• YOUR INSTRUCTIONS: Leave out the pictures and set down exactly the lines from the start of the listing through the one with "plt.rcParams['axes.unicode_minus'] = False", both included.

-------- RAW DATA

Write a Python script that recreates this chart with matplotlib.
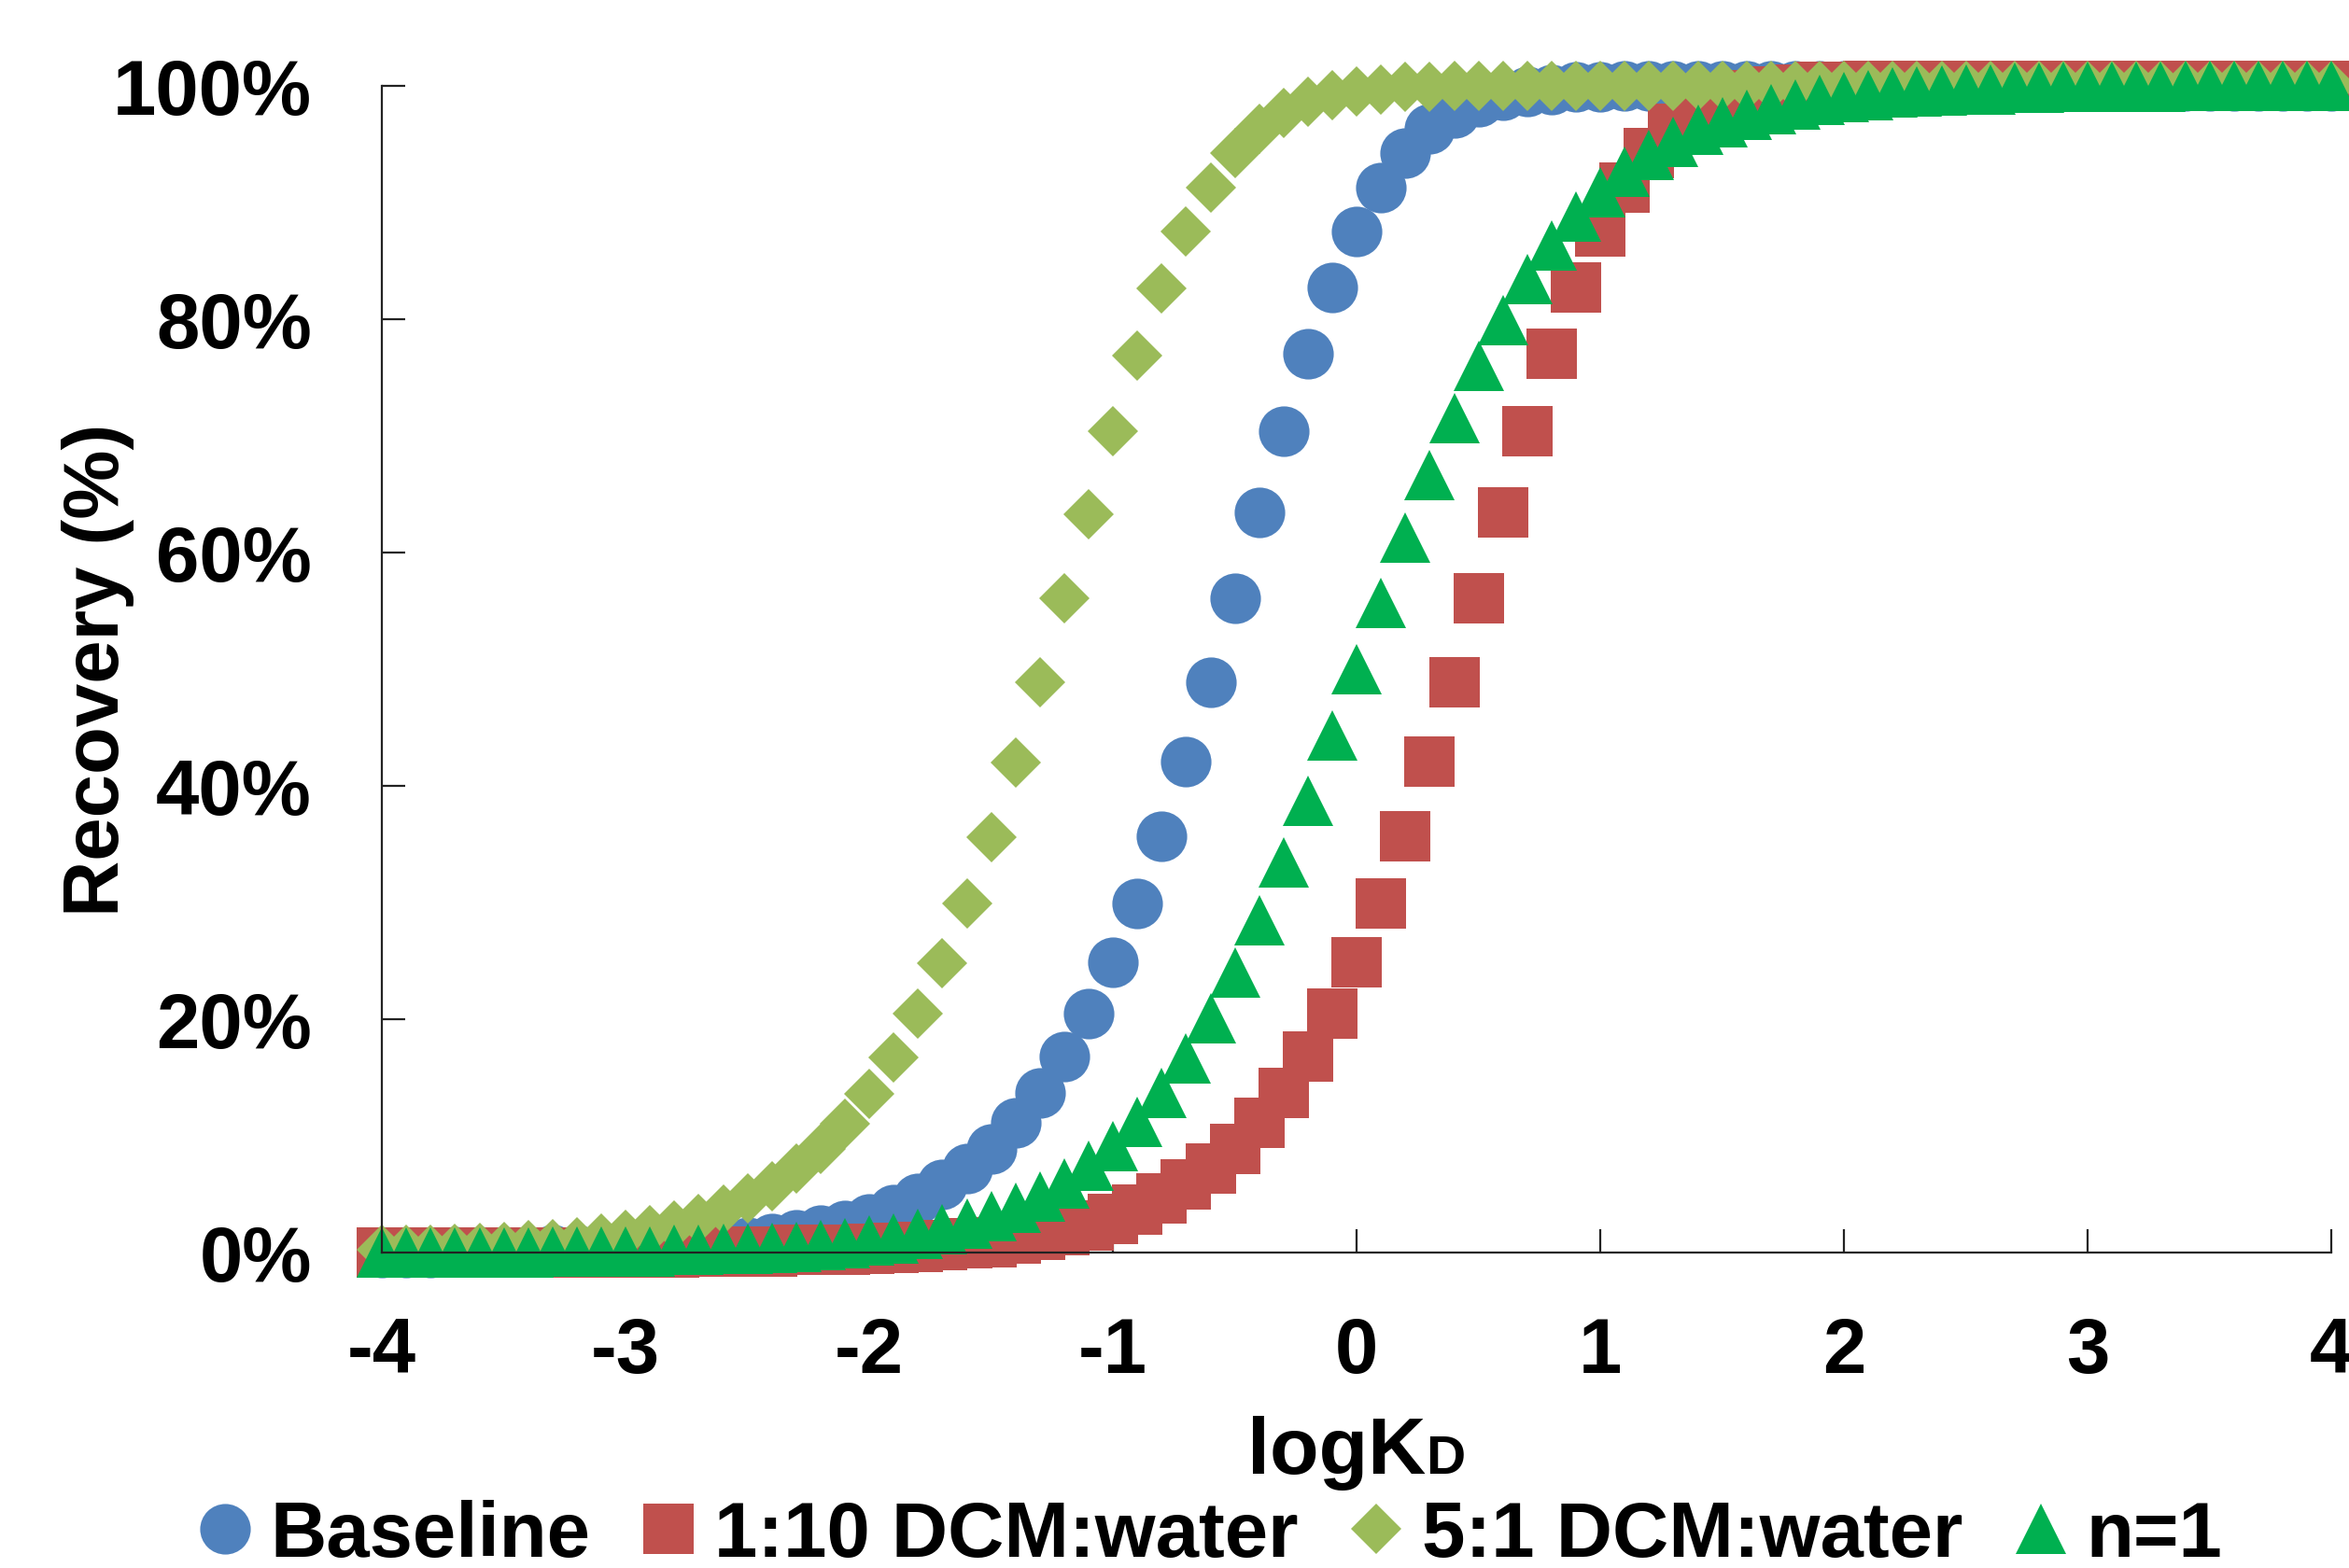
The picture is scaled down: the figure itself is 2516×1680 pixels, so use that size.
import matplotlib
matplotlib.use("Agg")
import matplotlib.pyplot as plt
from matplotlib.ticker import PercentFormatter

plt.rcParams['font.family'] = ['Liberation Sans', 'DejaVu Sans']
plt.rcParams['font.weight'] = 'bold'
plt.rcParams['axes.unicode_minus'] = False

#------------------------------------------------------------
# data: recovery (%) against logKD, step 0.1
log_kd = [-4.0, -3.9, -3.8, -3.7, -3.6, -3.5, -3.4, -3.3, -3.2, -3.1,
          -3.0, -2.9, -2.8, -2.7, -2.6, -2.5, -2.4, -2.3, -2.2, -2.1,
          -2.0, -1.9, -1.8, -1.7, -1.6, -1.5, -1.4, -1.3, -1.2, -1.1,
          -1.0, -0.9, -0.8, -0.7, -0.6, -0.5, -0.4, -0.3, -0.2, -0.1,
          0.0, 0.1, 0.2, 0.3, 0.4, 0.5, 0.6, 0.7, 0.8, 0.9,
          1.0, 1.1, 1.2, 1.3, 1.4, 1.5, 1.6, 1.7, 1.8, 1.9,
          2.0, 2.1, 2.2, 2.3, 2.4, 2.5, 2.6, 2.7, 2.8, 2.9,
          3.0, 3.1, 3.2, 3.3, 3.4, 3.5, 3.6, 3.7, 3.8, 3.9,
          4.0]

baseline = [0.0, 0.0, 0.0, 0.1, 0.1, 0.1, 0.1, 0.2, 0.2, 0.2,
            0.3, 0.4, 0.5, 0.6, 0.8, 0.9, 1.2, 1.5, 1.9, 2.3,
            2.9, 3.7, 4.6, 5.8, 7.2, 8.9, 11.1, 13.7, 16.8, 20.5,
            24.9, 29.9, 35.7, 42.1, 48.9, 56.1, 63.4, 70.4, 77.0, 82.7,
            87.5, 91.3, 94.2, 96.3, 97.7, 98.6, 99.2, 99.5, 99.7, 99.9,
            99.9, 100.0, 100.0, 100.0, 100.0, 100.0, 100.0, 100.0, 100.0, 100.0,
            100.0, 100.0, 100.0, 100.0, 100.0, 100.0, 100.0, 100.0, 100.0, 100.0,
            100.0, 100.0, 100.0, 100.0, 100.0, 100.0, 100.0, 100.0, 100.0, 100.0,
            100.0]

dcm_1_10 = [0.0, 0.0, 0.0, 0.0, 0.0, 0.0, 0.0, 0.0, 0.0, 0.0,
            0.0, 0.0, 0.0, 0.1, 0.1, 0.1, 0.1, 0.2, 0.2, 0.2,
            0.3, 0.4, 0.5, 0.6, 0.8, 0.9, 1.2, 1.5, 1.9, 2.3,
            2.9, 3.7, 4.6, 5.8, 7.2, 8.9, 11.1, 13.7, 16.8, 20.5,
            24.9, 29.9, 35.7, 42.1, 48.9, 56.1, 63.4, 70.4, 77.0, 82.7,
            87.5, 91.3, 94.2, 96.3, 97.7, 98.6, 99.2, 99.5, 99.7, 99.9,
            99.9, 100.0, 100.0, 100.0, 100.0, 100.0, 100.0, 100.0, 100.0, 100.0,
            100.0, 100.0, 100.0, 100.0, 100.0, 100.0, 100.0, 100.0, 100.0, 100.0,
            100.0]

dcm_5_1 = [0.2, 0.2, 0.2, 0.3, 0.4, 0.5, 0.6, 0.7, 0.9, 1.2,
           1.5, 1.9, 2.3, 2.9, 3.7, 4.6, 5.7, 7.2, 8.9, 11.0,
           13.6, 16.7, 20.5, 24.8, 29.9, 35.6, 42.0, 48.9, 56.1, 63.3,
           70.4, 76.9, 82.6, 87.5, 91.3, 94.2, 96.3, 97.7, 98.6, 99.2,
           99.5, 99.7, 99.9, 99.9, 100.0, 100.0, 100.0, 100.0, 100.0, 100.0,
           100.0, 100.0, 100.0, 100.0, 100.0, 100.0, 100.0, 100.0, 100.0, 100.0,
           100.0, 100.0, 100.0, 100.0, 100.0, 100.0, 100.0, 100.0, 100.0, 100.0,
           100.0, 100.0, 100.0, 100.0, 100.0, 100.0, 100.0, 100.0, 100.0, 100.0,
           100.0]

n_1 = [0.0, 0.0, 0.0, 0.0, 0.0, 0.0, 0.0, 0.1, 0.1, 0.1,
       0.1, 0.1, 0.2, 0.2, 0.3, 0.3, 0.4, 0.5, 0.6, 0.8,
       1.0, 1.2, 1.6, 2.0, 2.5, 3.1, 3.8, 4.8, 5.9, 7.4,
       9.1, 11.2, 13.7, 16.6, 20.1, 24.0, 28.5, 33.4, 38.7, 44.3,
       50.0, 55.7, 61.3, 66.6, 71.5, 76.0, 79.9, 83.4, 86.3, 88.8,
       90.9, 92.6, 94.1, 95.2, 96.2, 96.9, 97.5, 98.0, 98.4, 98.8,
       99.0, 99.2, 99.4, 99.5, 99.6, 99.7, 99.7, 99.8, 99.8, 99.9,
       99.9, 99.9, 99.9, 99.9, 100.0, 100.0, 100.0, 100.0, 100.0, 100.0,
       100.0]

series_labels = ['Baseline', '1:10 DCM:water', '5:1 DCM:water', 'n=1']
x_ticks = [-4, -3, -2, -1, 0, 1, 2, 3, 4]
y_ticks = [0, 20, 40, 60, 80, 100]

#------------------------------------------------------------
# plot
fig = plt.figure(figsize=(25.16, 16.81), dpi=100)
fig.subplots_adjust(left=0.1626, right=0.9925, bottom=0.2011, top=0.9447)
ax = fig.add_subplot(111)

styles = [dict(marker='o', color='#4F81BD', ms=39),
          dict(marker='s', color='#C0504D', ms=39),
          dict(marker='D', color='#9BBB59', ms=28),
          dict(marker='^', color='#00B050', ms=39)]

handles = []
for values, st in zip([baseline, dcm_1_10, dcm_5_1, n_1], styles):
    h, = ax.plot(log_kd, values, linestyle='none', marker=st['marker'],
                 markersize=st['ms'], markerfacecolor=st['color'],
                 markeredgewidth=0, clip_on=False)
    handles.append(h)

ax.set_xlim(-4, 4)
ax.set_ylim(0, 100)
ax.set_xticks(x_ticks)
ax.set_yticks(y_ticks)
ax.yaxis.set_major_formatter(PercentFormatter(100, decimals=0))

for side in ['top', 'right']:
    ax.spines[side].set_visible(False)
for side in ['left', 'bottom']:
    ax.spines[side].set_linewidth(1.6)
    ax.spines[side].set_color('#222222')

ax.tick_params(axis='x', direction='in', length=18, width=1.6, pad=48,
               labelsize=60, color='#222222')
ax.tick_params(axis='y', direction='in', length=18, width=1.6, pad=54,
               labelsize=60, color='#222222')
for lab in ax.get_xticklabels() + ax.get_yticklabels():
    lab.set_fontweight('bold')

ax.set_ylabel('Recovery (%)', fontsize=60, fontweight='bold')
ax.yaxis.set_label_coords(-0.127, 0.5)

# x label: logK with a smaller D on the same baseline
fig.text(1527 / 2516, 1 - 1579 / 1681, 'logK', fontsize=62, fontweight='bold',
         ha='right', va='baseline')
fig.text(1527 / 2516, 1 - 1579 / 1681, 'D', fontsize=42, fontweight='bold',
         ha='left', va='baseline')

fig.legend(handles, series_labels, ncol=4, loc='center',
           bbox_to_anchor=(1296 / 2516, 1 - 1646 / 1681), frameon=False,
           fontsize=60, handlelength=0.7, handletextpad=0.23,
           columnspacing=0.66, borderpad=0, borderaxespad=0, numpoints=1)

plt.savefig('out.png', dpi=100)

----------------

• REPLY TO THE EXERCISE:
Write a Python script that recreates this chart with matplotlib.
The picture is scaled down: the figure itself is 2516×1680 pixels, so use that size.
import matplotlib
matplotlib.use("Agg")
import matplotlib.pyplot as plt
from matplotlib.ticker import PercentFormatter

plt.rcParams['font.family'] = ['Liberation Sans', 'DejaVu Sans']
plt.rcParams['font.weight'] = 'bold'
plt.rcParams['axes.unicode_minus'] = False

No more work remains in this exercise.